Categories: Coal, Congress, News, Newspaper editorial


The market did what environmental groups and some lawmakers couldn’t: settle a virtual moratorium on new coal leases in Wyoming’s Powder River Basin.

We think the de facto stoppage of new coal leases provides just the opportunity for the federal government to reform its coal leasing process to make sure taxpayers get their fair share from the minerals they own.

Instead of responding favorably to the moratorium demand, Interior Secretary Sally Jewell should instead commit to reforms proposed in the recent Government Accountability Office review of the process.

The GAO’s report recommended that the BLM follow coal pricing guidelines already used by BLM’s state office in Wyoming. But the GAO also had some recommendations for the state office, ones we hope it’s considering, to make its pricing process more rigorous. Put simply, neither the federal or state office factor in revenue companies stand to gain by lucrative sales to customers overseas.

Exports are still both literally and figuratively over the horizon: Most of the West Coast’s coal export capacity is still in the permitting stages. But rising export totals demand that the federal government review its process and make sure taxpayers are getting a fair cut of the bounty.

While the GAO didn’t publicly specify how much money its recommended revamp could mean for taxpayers, previous reports have said the lack of reforms cost taxpayers hundreds of millions of dollars.

The window for the department to revamp its leasing methods may be small.

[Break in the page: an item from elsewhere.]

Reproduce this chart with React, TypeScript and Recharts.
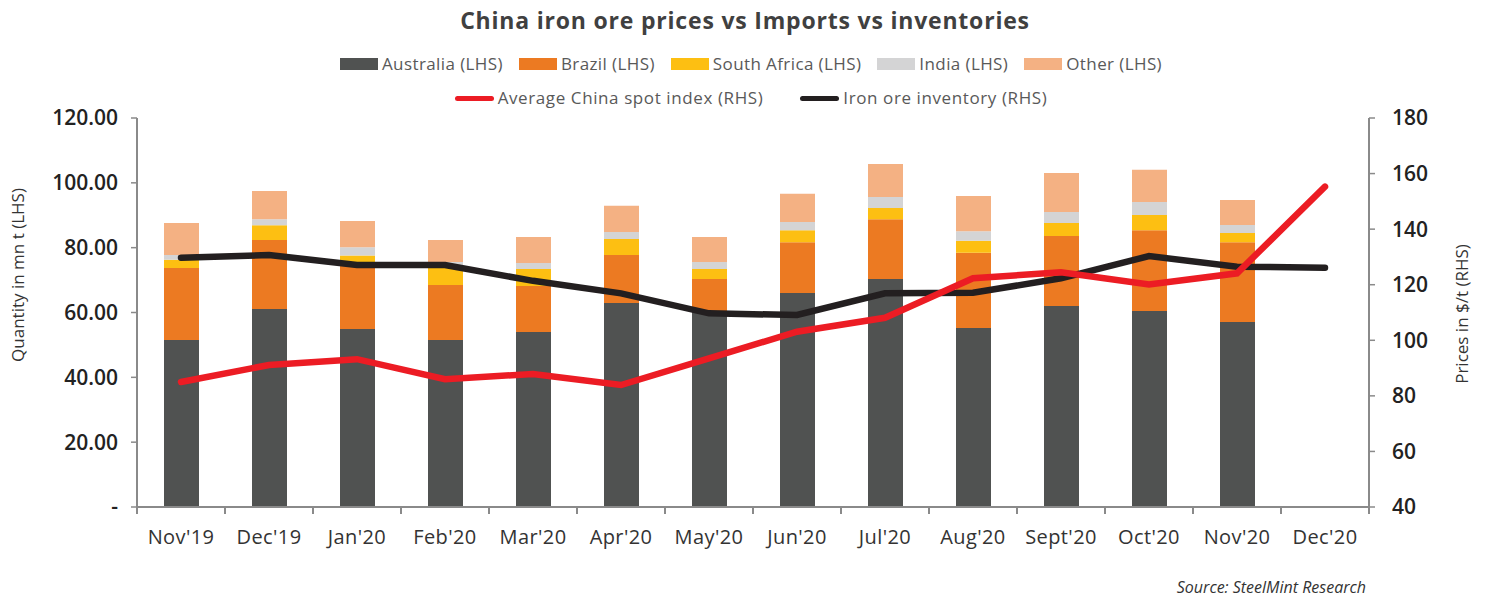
import React from "react";
import {
  ComposedChart,
  Bar,
  Line,
  XAxis,
  YAxis,
} from "recharts";

const FONT = "'Open Sans', 'Noto Sans', sans-serif";

const months = ["Nov'19", "Dec'19", "Jan'20", "Feb'20", "Mar'20", "Apr'20", "May'20", "Jun'20", "Jul'20", "Aug'20", "Sept'20", "Oct'20", "Nov'20", "Dec'20"];
const australia = [51.5, 61.1, 54.9, 51.5, 54.0, 62.9, 60.2, 66.0, 70.3, 55.2, 62.0, 60.5, 57.1, null];
const brazil = [22.2, 21.3, 19.5, 17.0, 14.2, 14.8, 10.1, 15.7, 18.5, 23.2, 21.6, 24.9, 24.6, null];
const southAfrica = [2.6, 4.5, 3.2, 5.5, 5.2, 5.0, 3.1, 3.7, 3.4, 3.7, 4.0, 4.7, 2.8, null];
const india = [1.4, 1.9, 2.5, 1.6, 1.9, 2.1, 2.2, 2.5, 3.4, 3.0, 3.4, 4.0, 2.5, null];
const other = [9.9, 8.7, 8.1, 6.8, 8.0, 8.1, 7.7, 8.7, 10.2, 10.8, 12.0, 9.9, 7.7, null];
const spotIndex = [85.0, 91.1, 93.2, 86.0, 87.9, 83.9, 93.5, 103.1, 108.1, 122.3, 124.5, 120.1, 124.1, 155.3];
const inventory = [129.7, 130.7, 127.1, 127.1, 121.4, 116.9, 109.7, 109.1, 116.9, 117.1, 122.3, 130.3, 126.5, 126.1];

const leftTicks = [0, 20, 40, 60, 80, 100, 120];
const rightTicks = [40, 60, 80, 100, 120, 140, 160, 180];

const COLORS = {
  australia: "#505251",
  brazil: "#EC7A22",
  southAfrica: "#FDBF12",
  india: "#D4D4D5",
  other: "#F4B183",
  spot: "#EC1C24",
  inventory: "#231F20",
  axis: "#8a8a8a",
};

const data = months.map((m, i) => ({
  month: m,
  australia: australia[i],
  brazil: brazil[i],
  southAfrica: southAfrica[i],
  india: india[i],
  other: other[i],
  spot: spotIndex[i],
  inventory: inventory[i],
}));

const barLegend = [
  { label: "Australia (LHS)", color: COLORS.australia },
  { label: "Brazil (LHS)", color: COLORS.brazil },
  { label: "South Africa (LHS)", color: COLORS.southAfrica },
  { label: "India (LHS)", color: COLORS.india },
  { label: "Other (LHS)", color: COLORS.other },
];
const lineLegend = [
  { label: "Average China spot index (RHS)", color: COLORS.spot },
  { label: "Iron ore inventory (RHS)", color: COLORS.inventory },
];

// category label centred, tick mark drawn on the band boundary
function XTick(props: any) {
  const { x, y, payload, index } = props;
  const half = 44;
  const last = index === months.length - 1;
  return (
    <g>
      <line x1={x - half} x2={x - half} y1={y} y2={y + 7} stroke={COLORS.axis} strokeWidth={2} />
      {last && <line x1={x + half} x2={x + half} y1={y} y2={y + 7} stroke={COLORS.axis} strokeWidth={2} />}
      <text x={x} y={y + 37} textAnchor="middle" fontSize={20} letterSpacing={0.4} fill="#333" fontFamily={FONT}>
        {payload.value}
      </text>
    </g>
  );
}

export default function App() {
  return (
    <div style={{ position: "relative", width: 1470, height: 590, fontFamily: FONT, color: "#333" }}>
      <div
        style={{
          position: "absolute",
          top: 0,
          left: 0,
          width: 1470,
          paddingLeft: 4,
          boxSizing: "border-box",
          textAlign: "center",
          fontSize: 23,
          letterSpacing: 0.8,
          lineHeight: "24px",
          fontWeight: 700,
          color: "#404040",
        }}
      >
        China iron ore prices vs Imports vs inventories
      </div>

      <div
        style={{
          position: "absolute",
          top: 46,
          left: 0,
          width: 1470,
          paddingLeft: 16,
          boxSizing: "border-box",
          display: "flex",
          justifyContent: "center",
          gap: 16,
          fontSize: 17,
          letterSpacing: 0.4,
          lineHeight: "20px",
          color: "#595959",
        }}
      >
        {barLegend.map((l) => (
          <span key={l.label} style={{ display: "flex", alignItems: "center", gap: 4 }}>
            <span style={{ display: "inline-block", width: 38, height: 12, background: l.color }} />
            {l.label}
          </span>
        ))}
      </div>

      <div
        style={{
          position: "absolute",
          top: 80,
          left: 0,
          width: 1470,
          paddingLeft: 16,
          boxSizing: "border-box",
          display: "flex",
          justifyContent: "center",
          gap: 37,
          fontSize: 17,
          letterSpacing: 0.6,
          lineHeight: "20px",
          color: "#595959",
        }}
      >
        {lineLegend.map((l) => (
          <span key={l.label} style={{ display: "flex", alignItems: "center", gap: 4 }}>
            <span style={{ display: "inline-block", width: 39, height: 5, borderRadius: 3, background: l.color }} />
            {l.label}
          </span>
        ))}
      </div>

      <div
        style={{
          position: "absolute",
          left: 10 - 100,
          top: 267 - 11,
          width: 200,
          textAlign: "center",
          fontSize: 17,
          lineHeight: "22px",
          transform: "rotate(-90deg)",
          color: "#333",
        }}
      >
        Quantity in mn t (LHS)
      </div>
      <div
        style={{
          position: "absolute",
          left: 1454 - 100,
          top: 306 - 11,
          width: 200,
          textAlign: "center",
          fontSize: 17,
          lineHeight: "22px",
          transform: "rotate(-90deg)",
          color: "#333",
        }}
      >
        Prices in $/t (RHS)
      </div>

      <div style={{ position: "absolute", top: 0, left: 0 }}>
        <ComposedChart
          width={1470}
          height={590}
          data={data}
          margin={{ top: 110, right: 0, bottom: 51, left: 0 }}
        >
          <XAxis
            dataKey="month"
            height={40}
            interval={0}
            tickSize={0}
            tickMargin={0}
            tickLine={false}
            axisLine={{ stroke: COLORS.axis, strokeWidth: 2 }}
            tick={<XTick />}
          />
          <YAxis
            yAxisId="left"
            width={129}
            domain={[0, 120]}
            ticks={leftTicks}
            interval={0}
            tickSize={6}
            tickMargin={13}
            tickLine={{ stroke: COLORS.axis, strokeWidth: 1.5 }}
            axisLine={{ stroke: COLORS.axis, strokeWidth: 2 }}
            tick={{ fontSize: 21, fontWeight: 600, fill: "#222", fontFamily: FONT }}
            tickFormatter={(v: number) => (v === 0 ? "-" : v.toFixed(2))}
          />
          <YAxis
            yAxisId="right"
            orientation="right"
            width={109}
            domain={[40, 180]}
            ticks={rightTicks}
            interval={0}
            tickSize={6}
            tickMargin={17}
            tickLine={{ stroke: COLORS.axis, strokeWidth: 1.5 }}
            axisLine={{ stroke: COLORS.axis, strokeWidth: 2 }}
            tick={{ fontSize: 21, fontWeight: 600, fill: "#222", fontFamily: FONT }}
          />
          <Bar yAxisId="left" dataKey="australia" stackId="imports" fill={COLORS.australia} barSize={35} isAnimationActive={false} />
          <Bar yAxisId="left" dataKey="brazil" stackId="imports" fill={COLORS.brazil} barSize={35} isAnimationActive={false} />
          <Bar yAxisId="left" dataKey="southAfrica" stackId="imports" fill={COLORS.southAfrica} barSize={35} isAnimationActive={false} />
          <Bar yAxisId="left" dataKey="india" stackId="imports" fill={COLORS.india} barSize={35} isAnimationActive={false} />
          <Bar yAxisId="left" dataKey="other" stackId="imports" fill={COLORS.other} barSize={35} isAnimationActive={false} />
          <Line
            yAxisId="right"
            dataKey="inventory"
            type="linear"
            stroke={COLORS.inventory}
            strokeWidth={6.5}
            strokeLinecap="round"
            dot={false}
            activeDot={false}
            isAnimationActive={false}
          />
          <Line
            yAxisId="right"
            dataKey="spot"
            type="linear"
            stroke={COLORS.spot}
            strokeWidth={6.5}
            strokeLinecap="round"
            dot={false}
            activeDot={false}
            isAnimationActive={false}
          />
        </ComposedChart>
      </div>

      <div
        style={{
          position: "absolute",
          top: 568,
          right: 112,
          fontSize: 16,
          lineHeight: "22px",
          fontStyle: "italic",
          color: "#333",
        }}
      >
        Source: SteelMint Research
      </div>
    </div>
  );
}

While no federal coal has sold since mid-2012, and no more is expected to sell through 2014, the slowdown in leasing doesn’t mean mine shovels are idling in the Powder River Basin. The mines are still busy mining and shipping out hundreds of tons of coal a year to run electricity power plants. A significant portion of electricity in the U.S. comes from the energy released by burning coal, and the demand isn’t going away any time soon.

Such demand, and global demand the basin’s mines could meet through new export terminals, means the Interior Department may not have years to fix its coal lease process. While leasing has throttled down, market changes and regulatory reversals could quickly change the picture and lead to renewed demand for leases.

The Interior Department should commit to reforming the lease process for coal and set a clear timeline to do so, both to hold itself accountable and provide some certainty to mining companies trying to decide when to bid for additional federal coal.

It’s time to make sure taxpayers get a fair shake on sales of the coal they own.